Highguard is out now following its high-profile showing at last month’s The Game Awards — and its developers have said a full year of post-launch content is already “deep in development.”
The free-to-play PvP raid shooter is live on PC, Xbox Series X and S, and PlayStation 5, with full crossplay. Development studio Wildlight is made up of former Apex Legends, Titanfall, and Call of Duty: Modern Warfare staff, and promises “a new competitive structure that blends siege warfare and territory control in an evolving match where power levels escalate until only one base is left standing.”
Here’s how Highguard works, according to Wildlight:
Players step into the boots of Wardens, arcane gunslingers sent to fight for control of a mythical continent where magic, gunfire, and siege warfare collide:
- Teams of three select a unique base and fortify their defenses, then ride out across vast, uncharted lands to loot, harvest resources, and upgrade their gear while clashing with a rival Warden crew.
- As magical storms roll in, teams battle over the Shieldbreaker, a powerful sword required to breach enemy defenses. Carrying the Shieldbreaker to the opposing base triggers a full raid — forcing teams to attack, defend, adapt, and escalate in power as the match continues.
- Most of the time, victory doesn’t come with a single raid. When that happens, the enemy base shields repair, the siege tower dissipates, and the fight escalates as loot, gear, and weapons all upgrade in the field, and a new Shieldbreaker forms in a different location in the world. From there, the fight for control continues — until only one base is left standing.
Each Warden is built specifically for Highguard’s PvP Raid Mode. Wardens combine guns, raid tools, and arcane abilities, each designed to support raiding, destruction, defense, infiltration, resource acquisition, and open-world combat.
Mounts allow teams to move quickly across massive maps, fight on the move, and transport the Shieldbreaker. Magical abilities supplement combat, but Highguard is still a gun game at its core. Gunplay remains central, with abilities and tools adding tactical depth.
At launch, the game features a wide array of content: five large-scale maps, six distinct bases, eight Wardens, three mount types, ten weapons, three raid tools, eleven weapon and raid-tool mods, and a wide range of lootable items. More content will be added via seasonal updates.
Wildlight hadn’t said a word about Highguard since its announcement at The Game Awards, opting to launch it cold.

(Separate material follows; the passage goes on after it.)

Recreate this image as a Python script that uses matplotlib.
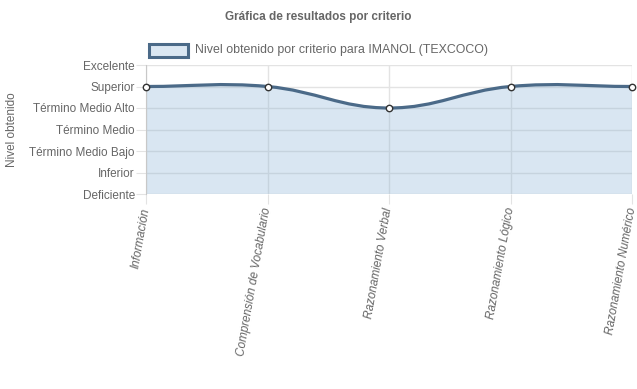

Today, now the game is out in the wild, wildlight said it was built “with long-term play in mind.”
“Wildlight brings decades of experience operating live-service shooters at scale, applying those lessons to Highguard’s launch and beyond, with a full year of post-launch content already deep in development,” the developer said. “Highguard’s live service is built around Episodes — each lasting roughly two months and split into two parts — with new core content arriving each month throughout 2026, including content such as maps, bases, modes, Wardens, weapons, mounts, raid tools, and additional loot items.”
Core gameplay content — including new maps, bases, Wardens, and modes — will always be free, delivered through regular updates, with the first wave arriving in two weeks following launch, Wildlight insisted. The studio added that all in-game purchases are cosmetic only, direct purchase only, with no effect on gameplay and no loot boxes or RNG.